The task
Only the lines from the start of the data through the line containing "fig = go.Figure()" should be written out, exactly as they are, with both ends included and the pictures left out.

Information supplied
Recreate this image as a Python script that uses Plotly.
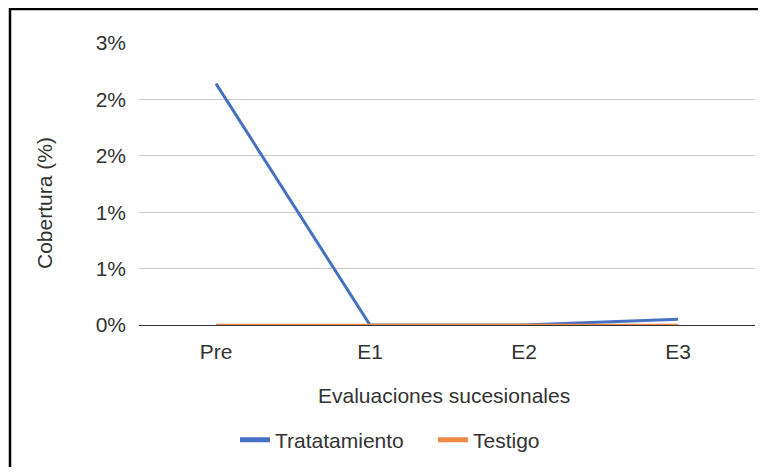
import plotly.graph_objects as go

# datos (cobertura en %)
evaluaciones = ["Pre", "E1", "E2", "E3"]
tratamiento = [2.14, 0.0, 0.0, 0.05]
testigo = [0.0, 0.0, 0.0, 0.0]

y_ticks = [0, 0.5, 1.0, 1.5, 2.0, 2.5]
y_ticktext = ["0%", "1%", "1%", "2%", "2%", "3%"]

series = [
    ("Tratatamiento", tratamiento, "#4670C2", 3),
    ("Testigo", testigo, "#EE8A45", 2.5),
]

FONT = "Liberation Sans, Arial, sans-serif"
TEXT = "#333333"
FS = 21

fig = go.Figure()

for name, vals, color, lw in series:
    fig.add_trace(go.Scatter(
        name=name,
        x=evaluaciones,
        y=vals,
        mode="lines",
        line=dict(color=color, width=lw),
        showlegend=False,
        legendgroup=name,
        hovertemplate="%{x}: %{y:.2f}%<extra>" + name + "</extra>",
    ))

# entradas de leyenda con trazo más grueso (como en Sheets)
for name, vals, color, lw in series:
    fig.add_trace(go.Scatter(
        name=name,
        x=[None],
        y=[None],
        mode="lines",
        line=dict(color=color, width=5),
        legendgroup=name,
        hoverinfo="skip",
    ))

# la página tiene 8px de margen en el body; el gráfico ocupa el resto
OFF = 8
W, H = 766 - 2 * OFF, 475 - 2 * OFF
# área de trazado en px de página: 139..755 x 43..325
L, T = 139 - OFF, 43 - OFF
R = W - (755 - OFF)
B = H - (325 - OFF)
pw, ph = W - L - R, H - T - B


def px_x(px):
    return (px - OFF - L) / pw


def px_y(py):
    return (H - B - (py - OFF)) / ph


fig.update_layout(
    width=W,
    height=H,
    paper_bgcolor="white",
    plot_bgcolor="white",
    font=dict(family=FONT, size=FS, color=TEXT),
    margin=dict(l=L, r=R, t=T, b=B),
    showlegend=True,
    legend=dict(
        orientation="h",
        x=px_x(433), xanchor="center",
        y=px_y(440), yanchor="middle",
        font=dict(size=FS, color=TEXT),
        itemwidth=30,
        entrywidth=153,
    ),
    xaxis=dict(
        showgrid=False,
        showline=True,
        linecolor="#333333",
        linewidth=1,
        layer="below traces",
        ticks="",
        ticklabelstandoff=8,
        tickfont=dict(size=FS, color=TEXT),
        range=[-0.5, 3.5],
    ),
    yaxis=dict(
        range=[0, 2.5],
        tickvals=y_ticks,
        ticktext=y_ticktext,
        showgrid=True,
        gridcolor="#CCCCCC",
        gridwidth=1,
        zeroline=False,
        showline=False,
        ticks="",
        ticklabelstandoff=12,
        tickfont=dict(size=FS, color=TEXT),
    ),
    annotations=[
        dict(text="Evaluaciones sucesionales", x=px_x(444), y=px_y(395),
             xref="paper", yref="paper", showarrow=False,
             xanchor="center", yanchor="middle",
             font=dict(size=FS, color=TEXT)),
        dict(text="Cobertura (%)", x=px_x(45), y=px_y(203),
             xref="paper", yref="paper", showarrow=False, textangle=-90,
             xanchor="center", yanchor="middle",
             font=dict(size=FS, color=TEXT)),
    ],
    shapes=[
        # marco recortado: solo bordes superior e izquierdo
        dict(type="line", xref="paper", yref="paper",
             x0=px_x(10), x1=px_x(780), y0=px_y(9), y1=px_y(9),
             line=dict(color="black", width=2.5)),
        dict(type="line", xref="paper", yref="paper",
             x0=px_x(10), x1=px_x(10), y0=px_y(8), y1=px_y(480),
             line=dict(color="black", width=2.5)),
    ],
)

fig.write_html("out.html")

Complete response
Recreate this image as a Python script that uses Plotly.
import plotly.graph_objects as go

# datos (cobertura en %)
evaluaciones = ["Pre", "E1", "E2", "E3"]
tratamiento = [2.14, 0.0, 0.0, 0.05]
testigo = [0.0, 0.0, 0.0, 0.0]

y_ticks = [0, 0.5, 1.0, 1.5, 2.0, 2.5]
y_ticktext = ["0%", "1%", "1%", "2%", "2%", "3%"]

series = [
    ("Tratatamiento", tratamiento, "#4670C2", 3),
    ("Testigo", testigo, "#EE8A45", 2.5),
]

FONT = "Liberation Sans, Arial, sans-serif"
TEXT = "#333333"
FS = 21

fig = go.Figure()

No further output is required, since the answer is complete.